# Collected data start
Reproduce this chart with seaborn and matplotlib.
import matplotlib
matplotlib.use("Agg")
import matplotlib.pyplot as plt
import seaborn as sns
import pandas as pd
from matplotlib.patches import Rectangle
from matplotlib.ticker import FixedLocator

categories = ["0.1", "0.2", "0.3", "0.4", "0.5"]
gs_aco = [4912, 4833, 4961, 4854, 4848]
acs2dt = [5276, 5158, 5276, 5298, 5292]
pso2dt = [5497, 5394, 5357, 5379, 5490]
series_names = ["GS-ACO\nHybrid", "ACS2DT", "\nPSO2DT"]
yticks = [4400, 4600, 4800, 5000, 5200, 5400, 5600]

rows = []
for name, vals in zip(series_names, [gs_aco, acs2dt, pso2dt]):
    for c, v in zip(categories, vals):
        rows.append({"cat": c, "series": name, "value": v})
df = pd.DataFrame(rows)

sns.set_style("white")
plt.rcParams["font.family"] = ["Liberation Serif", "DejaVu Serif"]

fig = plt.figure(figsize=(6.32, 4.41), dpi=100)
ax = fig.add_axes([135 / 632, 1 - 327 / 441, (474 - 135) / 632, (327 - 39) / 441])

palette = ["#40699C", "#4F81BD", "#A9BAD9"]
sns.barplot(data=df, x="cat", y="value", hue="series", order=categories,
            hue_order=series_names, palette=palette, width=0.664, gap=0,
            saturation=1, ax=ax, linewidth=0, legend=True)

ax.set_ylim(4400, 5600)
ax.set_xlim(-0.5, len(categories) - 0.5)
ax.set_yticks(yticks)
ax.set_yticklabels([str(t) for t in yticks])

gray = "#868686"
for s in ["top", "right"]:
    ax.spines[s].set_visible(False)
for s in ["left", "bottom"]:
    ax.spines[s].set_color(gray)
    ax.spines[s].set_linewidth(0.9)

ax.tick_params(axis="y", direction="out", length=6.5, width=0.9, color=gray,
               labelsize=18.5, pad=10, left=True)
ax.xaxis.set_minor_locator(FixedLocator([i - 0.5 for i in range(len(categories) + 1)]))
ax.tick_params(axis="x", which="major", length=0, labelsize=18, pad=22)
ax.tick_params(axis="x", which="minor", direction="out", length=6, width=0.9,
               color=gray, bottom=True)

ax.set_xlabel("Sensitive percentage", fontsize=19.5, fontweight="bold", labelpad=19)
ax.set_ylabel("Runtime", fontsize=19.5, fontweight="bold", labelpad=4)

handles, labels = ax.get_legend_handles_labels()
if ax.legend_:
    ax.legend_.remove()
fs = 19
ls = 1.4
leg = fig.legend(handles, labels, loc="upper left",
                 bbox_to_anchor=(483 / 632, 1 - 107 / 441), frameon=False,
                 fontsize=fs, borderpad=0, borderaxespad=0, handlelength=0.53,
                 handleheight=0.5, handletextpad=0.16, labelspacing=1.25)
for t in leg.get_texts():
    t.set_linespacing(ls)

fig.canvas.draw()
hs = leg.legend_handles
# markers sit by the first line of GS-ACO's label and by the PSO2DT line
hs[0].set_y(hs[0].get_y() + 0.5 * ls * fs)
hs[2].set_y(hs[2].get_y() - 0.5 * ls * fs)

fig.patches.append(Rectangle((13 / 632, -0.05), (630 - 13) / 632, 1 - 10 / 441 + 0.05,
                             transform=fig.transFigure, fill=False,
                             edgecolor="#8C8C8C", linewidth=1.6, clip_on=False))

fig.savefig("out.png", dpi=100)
# Collected data end
**Aim**. Lines from the start of the material above through the line containing "ax.spines[s].set_linewidth(0.9)" are to be duplicated exactly, and only those.

**Result of this exercise**.
Reproduce this chart with seaborn and matplotlib.
import matplotlib
matplotlib.use("Agg")
import matplotlib.pyplot as plt
import seaborn as sns
import pandas as pd
from matplotlib.patches import Rectangle
from matplotlib.ticker import FixedLocator

categories = ["0.1", "0.2", "0.3", "0.4", "0.5"]
gs_aco = [4912, 4833, 4961, 4854, 4848]
acs2dt = [5276, 5158, 5276, 5298, 5292]
pso2dt = [5497, 5394, 5357, 5379, 5490]
series_names = ["GS-ACO\nHybrid", "ACS2DT", "\nPSO2DT"]
yticks = [4400, 4600, 4800, 5000, 5200, 5400, 5600]

rows = []
for name, vals in zip(series_names, [gs_aco, acs2dt, pso2dt]):
    for c, v in zip(categories, vals):
        rows.append({"cat": c, "series": name, "value": v})
df = pd.DataFrame(rows)

sns.set_style("white")
plt.rcParams["font.family"] = ["Liberation Serif", "DejaVu Serif"]

fig = plt.figure(figsize=(6.32, 4.41), dpi=100)
ax = fig.add_axes([135 / 632, 1 - 327 / 441, (474 - 135) / 632, (327 - 39) / 441])

palette = ["#40699C", "#4F81BD", "#A9BAD9"]
sns.barplot(data=df, x="cat", y="value", hue="series", order=categories,
            hue_order=series_names, palette=palette, width=0.664, gap=0,
            saturation=1, ax=ax, linewidth=0, legend=True)

ax.set_ylim(4400, 5600)
ax.set_xlim(-0.5, len(categories) - 0.5)
ax.set_yticks(yticks)
ax.set_yticklabels([str(t) for t in yticks])

gray = "#868686"
for s in ["top", "right"]:
    ax.spines[s].set_visible(False)
for s in ["left", "bottom"]:
    ax.spines[s].set_color(gray)
    ax.spines[s].set_linewidth(0.9)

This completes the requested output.